3/5/19

Tras el laberinto


No te ha importado mancharte las manos; no te ha importado el frío. Ni la soledad. Me has estado esperando al otro lado del laberinto. Me has lanzado un hilo sostenido entre la decepción y la fe. Yo he gritado, me he perdido, se ha escapado a veces el hilo de mis dedos de barro, que antaño fueron flores y van recordando gracias a la luna de tu rostro, clara como el arroyo que ansío y que ya no sé si es solo el eco de la perla sosegada. 

Como siempre, se me enredan los porqués con los anhelos.

Pero esta vez, tú eres mi anhelo alcanzado tras las brumas. Nadie más tuvo la paciencia del árbol que espera triste y desnudo el regreso de Perséfone de su encierro con Hades. Nadie más, tampoco, la ternura del hortelano que ofrece sus cuidados cuando no sabe si verá la luz el fruto de su esfuerzo.
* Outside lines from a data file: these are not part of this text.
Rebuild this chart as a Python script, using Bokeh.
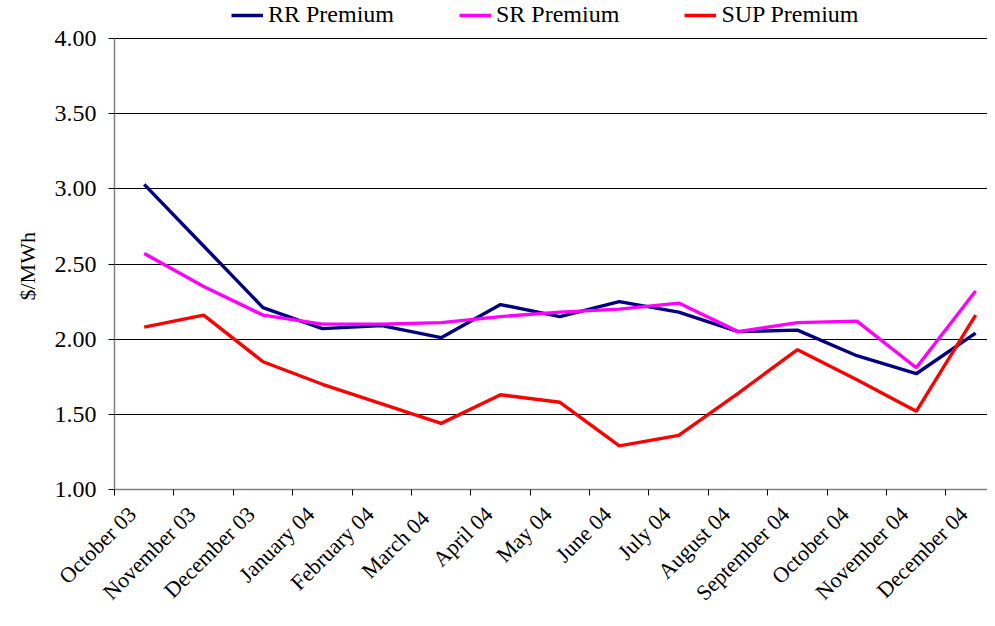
import math
from bokeh.plotting import figure
from bokeh.models import (FixedTicker, PrintfTickFormatter, Legend, LegendItem,
                          Range1d, ColumnDataSource, Title)
from bokeh.embed import file_html
from bokeh.resources import INLINE

months = ["October 03", "November 03", "December 03", "January 04", "February 04",
          "March  04", "April 04", "May 04", "June 04", "July 04", "August 04",
          "September 04", "October 04", "November 04", "December 04"]
rr_premium = [3.03, 2.62, 2.21, 2.07, 2.09, 2.01, 2.23, 2.15, 2.25, 2.18, 2.05,
              2.06, 1.89, 1.77, 2.04]
sr_premium = [2.57, 2.35, 2.16, 2.10, 2.10, 2.11, 2.15, 2.18, 2.20, 2.24, 2.05,
              2.11, 2.12, 1.81, 2.32]
sup_premium = [2.08, 2.16, 1.85, 1.70, 1.57, 1.44, 1.63, 1.58, 1.29, 1.36, 1.64,
               1.93, 1.73, 1.52, 2.16]
y_ticks = [1.0, 1.5, 2.0, 2.5, 3.0, 3.5, 4.0]
y_title = "$/MWh"

FONT = "Liberation Serif"

# frame starts at the top of the canvas; leave headroom above 4.00 for the legend
FRAME_BOTTOM = 489
TOP_GAP = 38
y_lo, y_hi = min(y_ticks), max(y_ticks)
frac = TOP_GAP / FRAME_BOTTOM
y_end = (y_hi - frac * y_lo) / (1 - frac)

xc = [i + 0.5 for i in range(len(months))]
src = ColumnDataSource(dict(x=xc, rr=rr_premium, sr=sr_premium, sup=sup_premium))

p = figure(width=987, height=618, output_backend="svg", toolbar_location=None,
           x_range=Range1d(0, 14.70), y_range=Range1d(y_lo, y_end),
           min_border_left=114, min_border_right=0, min_border_top=0,
           min_border_bottom=618 - FRAME_BOTTOM)
p.outline_line_color = None
p.background_fill_color = "white"
p.border_fill_color = "white"

r1 = p.line("x", "rr", source=src, line_color="#000080", line_width=3.4)
r2 = p.line("x", "sr", source=src, line_color="#FF00FF", line_width=3.4)
r3 = p.line("x", "sup", source=src, line_color="#FF0000", line_width=3.4)

# x axis: labels slightly left of the category centre, ticks on boundaries
label_pos = [x - 0.2 for x in xc]
xa = p.xaxis[0]
xa.ticker = FixedTicker(ticks=label_pos, minor_ticks=list(range(len(months) + 1)))
xa.major_label_overrides = {x: m for x, m in zip(label_pos, months)}
xa.major_label_orientation = math.pi / 4
xa.major_tick_line_color = None
xa.minor_tick_in = 0
xa.minor_tick_out = 6
xa.minor_tick_line_color = "#000000"
xa.axis_line_color = "#808080"
xa.axis_line_width = 1.5
xa.major_label_text_font = FONT
xa.major_label_text_font_size = "22px"
xa.major_label_text_color = "black"
xa.major_label_standoff = 15

# y axis
ya = p.yaxis[0]
ya.ticker = FixedTicker(ticks=y_ticks, minor_ticks=[])
ya.formatter = PrintfTickFormatter(format="%.2f")
ya.bounds = (y_lo, y_hi)
ya.major_tick_in = 0
ya.major_tick_out = 6
ya.major_tick_line_color = "#000000"
ya.minor_tick_line_color = None
ya.axis_line_color = "#808080"
ya.axis_line_width = 1.5
ya.major_label_text_font = FONT
ya.major_label_text_font_size = "24px"
ya.major_label_text_color = "black"
ya.major_label_standoff = 12

# y-axis title as a side title so it can be centred on the 1.00-4.00 span
yt = Title(text=y_title, align="left", offset=189, standoff=23,
           text_font=FONT, text_font_size="22px", text_font_style="normal",
           text_color="black")
p.add_layout(yt, "left")

p.xgrid.grid_line_color = None
p.ygrid.grid_line_color = "#000000"
p.ygrid.grid_line_width = 1

legend = Legend(items=[LegendItem(label="RR Premium", renderers=[r1]),
                       LegendItem(label="SR Premium", renderers=[r2]),
                       LegendItem(label="SUP Premium", renderers=[r3])],
                orientation="horizontal", location=(117, 461),
                label_text_font=FONT, label_text_font_size="24px",
                label_text_color="black",
                glyph_width=32, glyph_height=20, label_standoff=5,
                spacing=65, padding=0, margin=0, border_line_color=None,
                background_fill_color=None, background_fill_alpha=0,
                label_height=20)
p.add_layout(legend)

open("out.html", "w").write(file_html(p, INLINE))
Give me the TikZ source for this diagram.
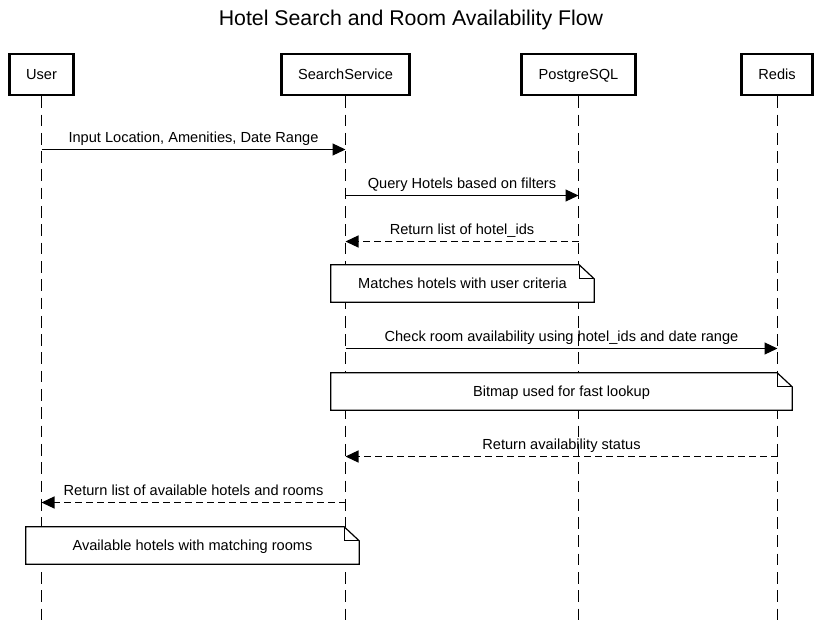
\documentclass[tikz,border=0pt]{standalone}
\usepackage{fontspec}
\setmainfont{Liberation Sans}
\usetikzlibrary{arrows.meta}
\begin{document}
\begin{tikzpicture}[x=1pt,y=-1pt,
  actor/.style={draw=black,line width=2.4pt,minimum width=#1,minimum height=41pt,
    inner sep=0pt,text height=10.5pt,text depth=0pt,font=\fontsize{14.6}{17}\selectfont},
  life/.style={line width=1.2pt,dash pattern=on 11.7pt off 6.6pt},
  msg/.style={line width=1.2pt,-{Triangle[length=13pt,width=12pt]}},
  reply/.style={msg,dash pattern=on 6.5pt off 4.5pt},
  lbl/.style={anchor=base,yshift=6.8pt,inner sep=0pt,font=\fontsize{14.6}{17}\selectfont},
  notebox/.style={fill=white,inner sep=0pt,minimum height=37pt,minimum width=#1,
    text height=10.5pt,text depth=1.5pt,font=\fontsize{14.6}{17}\selectfont},
  noteline/.style={draw=black,line width=1.2pt,line join=miter}
]
\useasboundingbox[fill=white] (0,0) rectangle (822,621);

\node[anchor=base,font=\fontsize{21.3}{25}\selectfont] (title) at (411,25.5) {Hotel Search and Room Availability Flow};

\node[actor=64pt]  (user) at (41.5,74.5)  {User};
\node[actor=128pt] (ss)   at (345.5,74.5) {SearchService};
\node[actor=114pt] (pg)   at (578.5,74.5) {PostgreSQL};
\node[actor=71pt]  (rd)   at (777,74.5) {Redis};

\foreach \p in {user,ss,pg}
  \draw[life] (\p.south) -- (\p.south |- 0,621);
\draw[life] ([xshift=0.5pt]rd.south) -- ([xshift=0.5pt]rd.south |- 0,621);

% messages
\draw[msg] (user.south |- 0,149.5) -- node[lbl] {Input Location, Amenities, Date Range} (ss.south |- 0,149.5);
\draw[msg] (ss.south |- 0,195.5) -- node[lbl] {Query Hotels based on filters} (pg.south |- 0,195.5);
\draw[reply] (pg.south |- 0,241.5) -- node[lbl] {Return list of hotel\_ids} (ss.south |- 0,241.5);

\node[notebox=263pt] (n1) at (462.5,283.5) {Matches hotels with user criteria};
\draw[noteline] (n1.north west) -- ([xshift=-15pt]n1.north east) -- ([yshift=-14pt]n1.north east)
  -- (n1.south east) -- (n1.south west) -- cycle;
\draw[noteline] ([xshift=-15pt]n1.north east) |- ([yshift=-14pt]n1.north east);

\draw[msg] (ss.south |- 0,348.5) -- node[lbl] {Check room availability using hotel\_ids and date range} ([xshift=0.5pt]rd.south |- 0,348.5);

\node[notebox=461pt] (n2) at (561.5,391.5) {Bitmap used for fast lookup};
\draw[noteline] (n2.north west) -- ([xshift=-15pt]n2.north east) -- ([yshift=-14pt]n2.north east)
  -- (n2.south east) -- (n2.south west) -- cycle;
\draw[noteline] ([xshift=-15pt]n2.north east) |- ([yshift=-14pt]n2.north east);

\draw[reply] ([xshift=0.5pt]rd.south |- 0,456.5) -- node[lbl] {Return availability status} (ss.south |- 0,456.5);
\draw[reply] (ss.south |- 0,502.5) -- node[lbl] {Return list of available hotels and rooms} (user.south |- 0,502.5);

\node[notebox=333pt] (n3) at (192.5,545.5) {Available hotels with matching rooms};
\draw[noteline] (n3.north west) -- ([xshift=-15pt]n3.north east) -- ([yshift=-14pt]n3.north east)
  -- (n3.south east) -- (n3.south west) -- cycle;
\draw[noteline] ([xshift=-15pt]n3.north east) |- ([yshift=-14pt]n3.north east);
\end{tikzpicture}
\end{document}
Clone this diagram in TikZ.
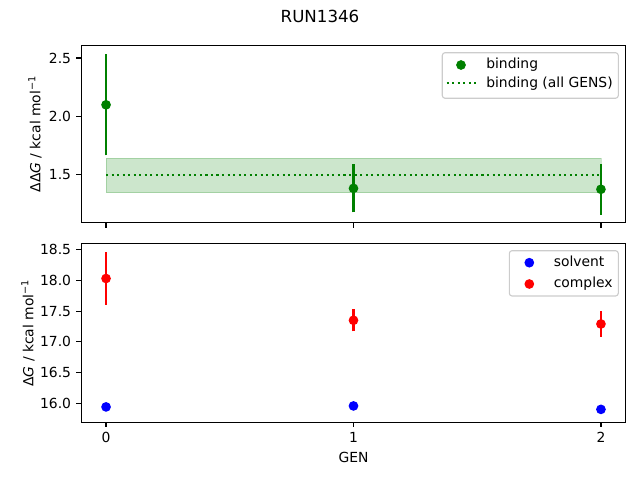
\documentclass[tikz,border=0pt]{standalone}
\usepackage{fontspec}
\setmainfont{DejaVu Sans}
\usepackage{tikz}
\usetikzlibrary{
  positioning,
  backgrounds
}
\definecolor{mplgreen}{HTML}{008000}
\definecolor{mplred}{HTML}{FF0000}
\definecolor{mplblue}{HTML}{0000FF}
\definecolor{legendedge}{HTML}{CCCCCC}

\begin{document}
\begin{tikzpicture}[
      x=0.72pt, y=0.72pt,
      axes box/.style={
         draw=black,
         line width=0.8pt
      },
      tick/.style={line width=0.8pt},
      ytick label/.style={left=3.5pt, inner sep=0pt, font=\fontsize{10}{12}\selectfont},
      xtick label/.style={below=3.5pt, inner sep=0pt, font=\fontsize{10}{12}\selectfont},
      err bar/.style={line width=1.5pt},
      point/.style={circle, inner sep=0pt, minimum size=7pt},
      band/.style={fill=mplgreen, fill opacity=0.2, draw=mplgreen, draw opacity=0.2},
      mean line/.style={mplgreen, line width=1.5pt, dash pattern=on 1.5pt off 2.475pt},
      legend box/.style={
         draw=legendedge,
         fill=white,
         fill opacity=0.8,
         rounded corners=2pt,
         line width=0.8pt
      },
      legend text/.style={anchor=base west, inner sep=0pt, font=\fontsize{10}{12}\selectfont},
      axis label/.style={inner sep=0pt, font=\fontsize{10}{12}\selectfont}
    ]
    \useasboundingbox (0,0) rectangle (640,480);

    \node (title) [anchor=base, inner sep=0pt, font=\fontsize{12}{14}\selectfont] at (320,457.7) {RUN1346};

    % binding free energy
    \begin{scope}[shift={(106.05,130.25)}, x=178.16pt, y=84.02pt]
      \fill[band] (0,1.346) rectangle (2,1.643);
      \draw[mean line] (0,1.495) -- (2,1.495);
      \foreach \g/\v/\e in {0/2.099/0.433, 1/1.383/0.205, 2/1.375/0.22} {
         \draw[err bar, mplgreen] (\g,{\v-\e}) -- (\g,{\v+\e});
         \node (bind\g) [point, fill=mplgreen] at (\g,\v) {};
      }
      \draw[axes box] (-0.1,1.089) rectangle (2.1,2.609);
      \foreach \v [count=\k] in {1.5,2.0,2.5}
         \draw[tick] (-0.1,\v) -- ++(-3.5pt,0) node (ytop\k) [ytick label] {\v};
      \foreach \g in {0,1,2}
         \draw[tick] (\g,1.089) -- ++(0,-3.5pt);
    \end{scope}
    \node (ylabtop) [axis label, rotate=90, anchor=base] at (40.3,346) {ΔΔ\textit{G} / kcal mol\textsuperscript{−1}};

    % solvent and complex legs
    \begin{scope}[shift={(106.05,-906.34)}, x=178.16pt, y=44.24pt]
      \foreach \g/\v/\e in {0/18.03/0.43, 1/17.35/0.18, 2/17.29/0.21} {
         \draw[err bar, mplred] (\g,{\v-\e}) -- (\g,{\v+\e});
         \node (cplx\g) [point, fill=mplred] at (\g,\v) {};
      }
      \foreach \g/\v in {0/15.94, 1/15.956, 2/15.90}
         \node (solv\g) [point, fill=mplblue] at (\g,\v) {};
      \draw[axes box] (-0.1,15.69) rectangle (2.1,18.598);
      \foreach \v [count=\k] in {16.0,16.5,17.0,17.5,18.0,18.5}
         \draw[tick] (-0.1,\v) -- ++(-3.5pt,0) node (ybot\k) [ytick label] {\v};
      \foreach \g in {0,1,2}
         \draw[tick] (\g,15.69) -- ++(0,-3.5pt) node (xbot\g) [xtick label] {\g};
    \end{scope}
    \node (ylabbot) [axis label, rotate=90, anchor=base] at (33.4,147) {Δ\textit{G} / kcal mol\textsuperscript{−1}};
    \node (xlab) [axis label, anchor=north] at (353.5,27.7) {GEN};

    % legends
    \draw[legend box] (442.3,381.7) rectangle (618.3,427.3);
    \node (legbind) [point, fill=mplgreen] at (461,415) {};
    \node (legbindtxt) [legend text] at (486,411.2) {binding};
    \coordinate (legmeanA) at (446.7,396.7);
    \coordinate (legmeanB) at (475.7,396.7);
    \draw[mean line] (legmeanA) -- (legmeanB);
    \node (legmeantxt) [legend text] at (486,392.2) {binding (all GENS)};

    \draw[legend box] (509.3,184) rectangle (618.3,229.3);
    \node (legsolv) [point, fill=mplblue] at (529.3,217.3) {};
    \node (legsolvtxt) [legend text] at (553.5,213.5) {solvent};
    \node (legcplx) [point, fill=mplred] at (529.3,196) {};
    \node (legcplxtxt) [legend text] at (553.5,192.2) {complex};
\end{tikzpicture}
\end{document}
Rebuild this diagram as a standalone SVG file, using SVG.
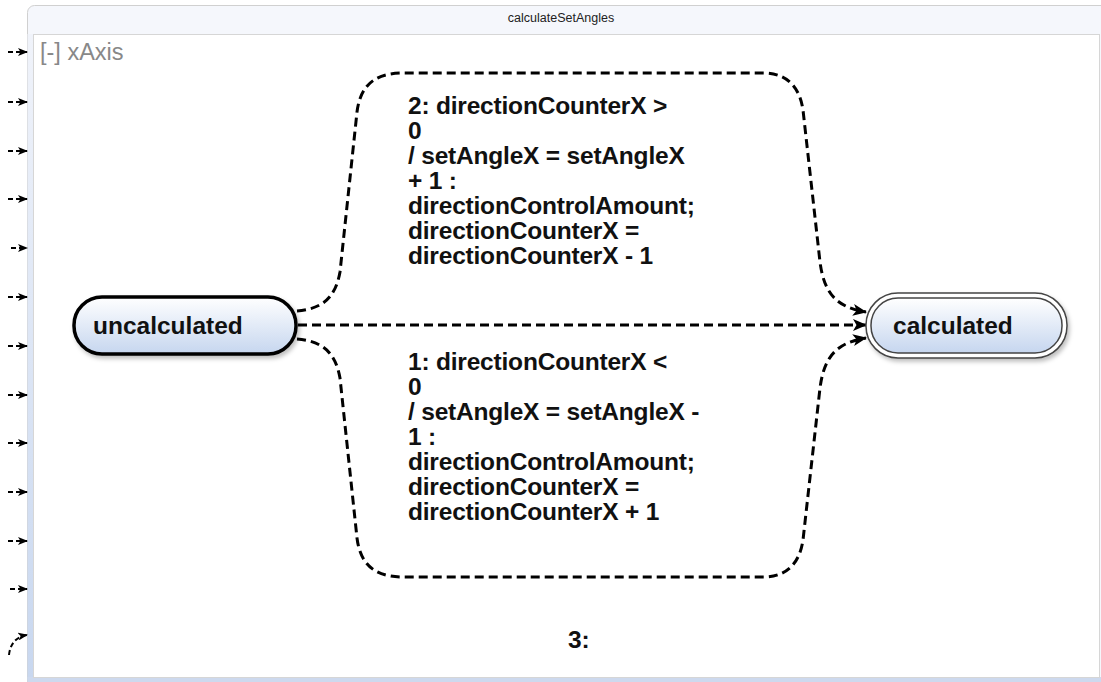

No te fuiste al engancharte con mis zarzas, al probar mis precipicios. No te fuiste y una parte de mí lo deseaba, para no tener en mis manos tus heridas. Deseaba -y al mismo tiempo temía- dejarte en brazos de una ninfa, de esas que son solo suavidad y fragancia, de esas que no han conocido desgarros, que jamás se han roto.
Me esperaste, tal vez porque yo también esperé otras veces, porque no dudé en amar precipicios, en arrancar zarzas, en sumergirme en nieblas que no eran mías. Lo hice y volvería a hacerlo, aunque acabe mil veces rota, aunque vuelvan los laberintos.

Lo haría porque los tesoros viven enterrados bajo cien actos de valentía. Porque lo que enciende el corazón no permanece accesible a la multitud. 

Yo intenté rescatar tesoros otras veces. Por eso me perdí. Y ahora tú me has ayudado a rescatar el mío.